:: EXCERPTED DATA ::

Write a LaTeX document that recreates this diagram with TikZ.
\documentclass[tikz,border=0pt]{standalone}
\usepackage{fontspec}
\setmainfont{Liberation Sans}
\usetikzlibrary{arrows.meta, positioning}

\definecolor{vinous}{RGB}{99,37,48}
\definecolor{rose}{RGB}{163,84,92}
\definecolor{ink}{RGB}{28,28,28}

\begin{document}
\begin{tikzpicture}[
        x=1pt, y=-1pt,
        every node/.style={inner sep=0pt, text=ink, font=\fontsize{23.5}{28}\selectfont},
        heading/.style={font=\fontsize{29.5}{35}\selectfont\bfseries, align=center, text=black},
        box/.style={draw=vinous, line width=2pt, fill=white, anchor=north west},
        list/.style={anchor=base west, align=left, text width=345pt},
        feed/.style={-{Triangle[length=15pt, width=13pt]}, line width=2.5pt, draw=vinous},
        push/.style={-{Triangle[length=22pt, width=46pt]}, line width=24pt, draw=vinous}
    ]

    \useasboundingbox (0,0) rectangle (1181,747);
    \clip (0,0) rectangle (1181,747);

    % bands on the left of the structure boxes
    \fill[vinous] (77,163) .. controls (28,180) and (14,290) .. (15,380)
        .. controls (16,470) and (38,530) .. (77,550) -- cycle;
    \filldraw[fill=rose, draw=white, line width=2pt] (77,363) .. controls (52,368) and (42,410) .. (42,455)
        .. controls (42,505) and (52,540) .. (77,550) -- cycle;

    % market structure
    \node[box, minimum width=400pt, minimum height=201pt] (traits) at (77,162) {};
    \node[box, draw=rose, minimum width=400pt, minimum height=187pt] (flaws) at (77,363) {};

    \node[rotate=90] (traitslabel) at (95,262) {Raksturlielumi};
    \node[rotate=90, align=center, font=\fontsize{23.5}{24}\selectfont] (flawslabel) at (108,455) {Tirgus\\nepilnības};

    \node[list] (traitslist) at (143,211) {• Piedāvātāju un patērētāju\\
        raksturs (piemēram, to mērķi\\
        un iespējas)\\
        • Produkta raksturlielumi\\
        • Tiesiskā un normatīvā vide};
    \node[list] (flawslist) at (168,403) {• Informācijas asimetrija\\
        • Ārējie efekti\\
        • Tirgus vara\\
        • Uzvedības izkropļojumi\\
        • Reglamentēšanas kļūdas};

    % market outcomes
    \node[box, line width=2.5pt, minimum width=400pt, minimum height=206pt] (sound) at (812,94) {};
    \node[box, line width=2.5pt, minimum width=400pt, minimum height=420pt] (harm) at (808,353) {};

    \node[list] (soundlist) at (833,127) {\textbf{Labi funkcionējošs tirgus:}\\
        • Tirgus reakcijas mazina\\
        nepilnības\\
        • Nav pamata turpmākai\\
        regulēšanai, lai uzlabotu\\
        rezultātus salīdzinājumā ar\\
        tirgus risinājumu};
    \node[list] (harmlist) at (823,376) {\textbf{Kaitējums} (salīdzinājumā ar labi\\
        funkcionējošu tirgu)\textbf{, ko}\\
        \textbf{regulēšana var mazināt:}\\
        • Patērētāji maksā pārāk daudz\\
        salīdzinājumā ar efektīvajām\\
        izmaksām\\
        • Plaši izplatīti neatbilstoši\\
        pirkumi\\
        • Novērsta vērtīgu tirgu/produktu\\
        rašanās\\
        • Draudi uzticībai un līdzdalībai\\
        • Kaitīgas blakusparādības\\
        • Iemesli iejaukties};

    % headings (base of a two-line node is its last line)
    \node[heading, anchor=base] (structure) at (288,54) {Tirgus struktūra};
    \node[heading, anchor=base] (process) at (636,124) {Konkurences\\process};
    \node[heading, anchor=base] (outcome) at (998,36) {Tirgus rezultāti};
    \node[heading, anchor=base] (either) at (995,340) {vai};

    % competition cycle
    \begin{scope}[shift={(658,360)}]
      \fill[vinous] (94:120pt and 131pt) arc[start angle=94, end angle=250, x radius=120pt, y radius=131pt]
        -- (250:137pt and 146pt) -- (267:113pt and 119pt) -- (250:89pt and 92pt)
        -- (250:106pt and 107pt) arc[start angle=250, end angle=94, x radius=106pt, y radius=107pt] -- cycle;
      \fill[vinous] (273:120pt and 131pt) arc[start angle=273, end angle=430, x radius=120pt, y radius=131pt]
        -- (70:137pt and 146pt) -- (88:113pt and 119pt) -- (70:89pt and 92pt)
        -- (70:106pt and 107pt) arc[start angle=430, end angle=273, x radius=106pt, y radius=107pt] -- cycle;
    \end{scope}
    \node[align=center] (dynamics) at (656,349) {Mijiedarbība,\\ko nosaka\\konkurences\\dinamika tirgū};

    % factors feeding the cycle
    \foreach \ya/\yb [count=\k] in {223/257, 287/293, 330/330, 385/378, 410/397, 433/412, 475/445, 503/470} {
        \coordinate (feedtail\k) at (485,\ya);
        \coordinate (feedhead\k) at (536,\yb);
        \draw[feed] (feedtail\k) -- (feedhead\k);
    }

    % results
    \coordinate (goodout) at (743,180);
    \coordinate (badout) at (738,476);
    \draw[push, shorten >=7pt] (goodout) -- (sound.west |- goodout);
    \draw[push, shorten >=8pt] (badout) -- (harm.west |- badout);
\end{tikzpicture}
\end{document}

:::
:: EXCERPTED DATA ::

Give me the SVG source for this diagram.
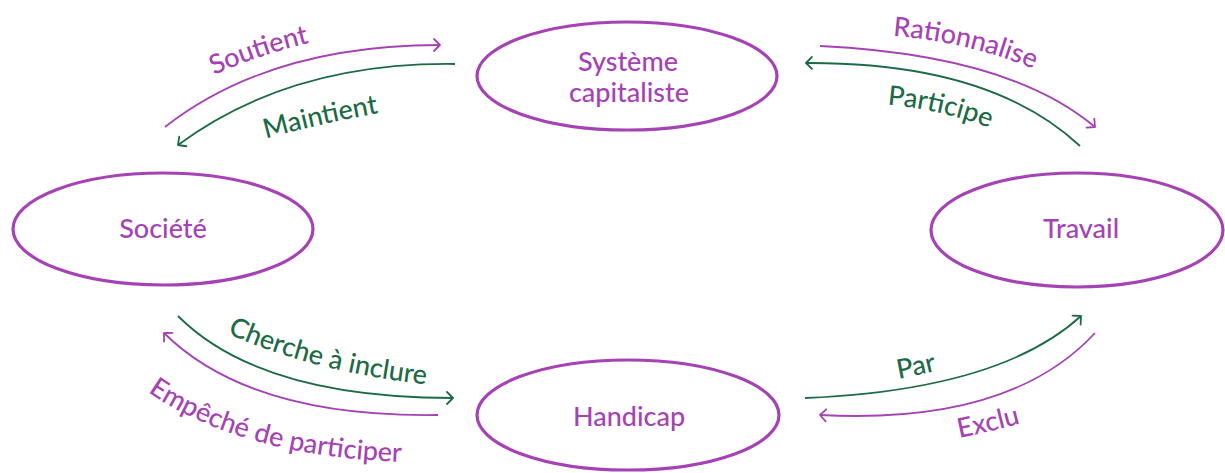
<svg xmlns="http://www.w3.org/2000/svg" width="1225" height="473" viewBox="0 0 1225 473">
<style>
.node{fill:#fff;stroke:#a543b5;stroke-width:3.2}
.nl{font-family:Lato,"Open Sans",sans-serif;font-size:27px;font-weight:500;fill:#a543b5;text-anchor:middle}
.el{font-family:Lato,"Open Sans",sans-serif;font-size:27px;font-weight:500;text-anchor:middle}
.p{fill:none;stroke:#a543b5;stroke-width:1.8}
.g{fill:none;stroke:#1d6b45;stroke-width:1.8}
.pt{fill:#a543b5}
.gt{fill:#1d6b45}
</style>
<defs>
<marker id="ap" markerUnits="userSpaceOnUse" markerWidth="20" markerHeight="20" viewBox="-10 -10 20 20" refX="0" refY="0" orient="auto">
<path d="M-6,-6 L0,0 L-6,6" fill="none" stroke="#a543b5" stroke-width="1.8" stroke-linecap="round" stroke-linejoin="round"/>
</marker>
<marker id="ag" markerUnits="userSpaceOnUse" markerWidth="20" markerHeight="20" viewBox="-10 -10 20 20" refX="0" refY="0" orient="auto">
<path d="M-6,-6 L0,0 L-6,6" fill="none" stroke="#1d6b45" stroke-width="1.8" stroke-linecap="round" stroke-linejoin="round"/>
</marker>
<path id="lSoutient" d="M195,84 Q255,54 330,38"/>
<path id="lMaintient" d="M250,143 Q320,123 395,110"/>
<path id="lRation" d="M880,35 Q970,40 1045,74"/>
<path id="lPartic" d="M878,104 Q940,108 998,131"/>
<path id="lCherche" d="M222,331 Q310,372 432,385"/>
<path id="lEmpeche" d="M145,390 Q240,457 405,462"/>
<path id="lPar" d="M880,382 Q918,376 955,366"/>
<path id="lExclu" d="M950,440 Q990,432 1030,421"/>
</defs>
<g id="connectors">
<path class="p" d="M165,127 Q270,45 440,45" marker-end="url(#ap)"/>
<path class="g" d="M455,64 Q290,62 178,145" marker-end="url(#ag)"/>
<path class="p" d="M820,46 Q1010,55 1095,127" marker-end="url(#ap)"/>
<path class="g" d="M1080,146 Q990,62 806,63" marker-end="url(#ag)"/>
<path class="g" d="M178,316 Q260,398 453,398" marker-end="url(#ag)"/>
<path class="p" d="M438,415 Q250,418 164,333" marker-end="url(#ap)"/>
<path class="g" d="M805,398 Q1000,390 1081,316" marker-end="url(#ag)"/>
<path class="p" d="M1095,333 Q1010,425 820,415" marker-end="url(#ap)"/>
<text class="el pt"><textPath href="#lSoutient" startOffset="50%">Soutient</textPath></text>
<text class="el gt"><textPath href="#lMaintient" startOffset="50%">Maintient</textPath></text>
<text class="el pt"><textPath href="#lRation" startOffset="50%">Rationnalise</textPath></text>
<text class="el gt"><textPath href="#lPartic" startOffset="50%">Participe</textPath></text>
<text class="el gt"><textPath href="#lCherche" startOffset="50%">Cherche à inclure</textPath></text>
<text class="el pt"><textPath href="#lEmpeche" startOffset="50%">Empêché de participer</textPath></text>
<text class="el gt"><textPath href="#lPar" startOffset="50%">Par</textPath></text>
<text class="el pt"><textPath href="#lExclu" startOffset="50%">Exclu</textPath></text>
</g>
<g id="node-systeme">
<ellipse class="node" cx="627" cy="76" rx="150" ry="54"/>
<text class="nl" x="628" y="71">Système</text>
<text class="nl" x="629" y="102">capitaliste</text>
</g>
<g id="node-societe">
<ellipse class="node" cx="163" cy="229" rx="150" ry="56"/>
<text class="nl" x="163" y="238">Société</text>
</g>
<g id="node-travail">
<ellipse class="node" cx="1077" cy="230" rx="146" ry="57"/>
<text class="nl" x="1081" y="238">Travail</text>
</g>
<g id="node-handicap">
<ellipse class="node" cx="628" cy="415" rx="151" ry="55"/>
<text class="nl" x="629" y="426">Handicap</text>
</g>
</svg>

:::

● EXERCISE BRIEF
Look through the material above. Copy each line where the word "diagram" appears.

● RESULT
Write a LaTeX document that recreates this diagram with TikZ.
Give me the SVG source for this diagram.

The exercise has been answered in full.